The key issue between supporters would then be simply this: Can something for which there is no scriptural precedent (or only equivocal precedent, depending on interpretation) be acceptable? If you are using my four layered filter, this will then depend on whether you use the filter to exclude or to include. Do we accept only items with precise Biblical precedent or do we only reject those things that are specifically forbidden in scripture? Those would represent the extremes.

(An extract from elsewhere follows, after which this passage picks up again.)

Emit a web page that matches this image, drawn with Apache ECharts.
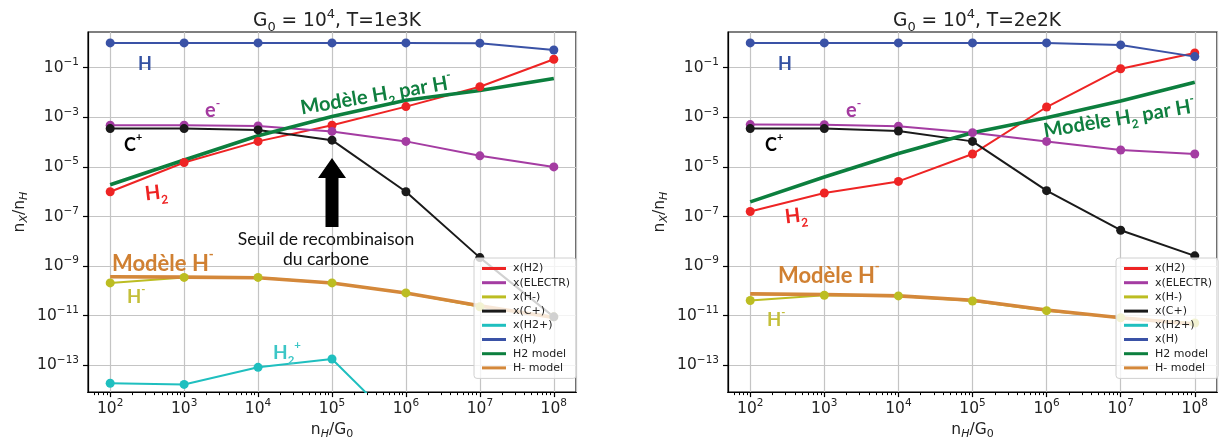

Let me conclude with my own approach to this filter. I tend to include those things not forbidden by each elment of the filter, but I like to broaden the area covered by the filter a bit. I do not look for specific exclusion, but for things that are broadly excluded by the attitude of scripture. I then also look for how something might find root in scripture even if there are no specific examples.

There are many examples of such things today, from the pulpit furniture of the church to many elements of our order of worship, for example. In the case of manifestations, I find two elements in both scripture and tradition, and they have been borne out by my own experience. First, one must not seek or depend on the physical show. I find this in a number of different scriptures, but probably the best example is 1 Kings 19:11-18 as Elijah views various physical manifestations, traditional ways in which God might have manifested himself, but he finds that God is not there. Second, based on the variety of responses various prophets and others have had to meeting God or even an angel, I am hesitant to exclude physical manifestations as options. A good example for this is Revelation 1:17 as John reacts to his vision of Jesus. In terms of tradition, I will just point again to John Wesley’s attitude which seems to me to be a wary tolerance.

Note: One thing that I think is often lacking from these discussions is the role of the Holy Spirit. I believe that the Holy Spirit must be present in all elements of the communication of the Word to the people, or it will fail. It is not sufficient that scripture be inspired. The reception of it must also receive the infilling of the Spirit. I discuss this in What is the Word of God?.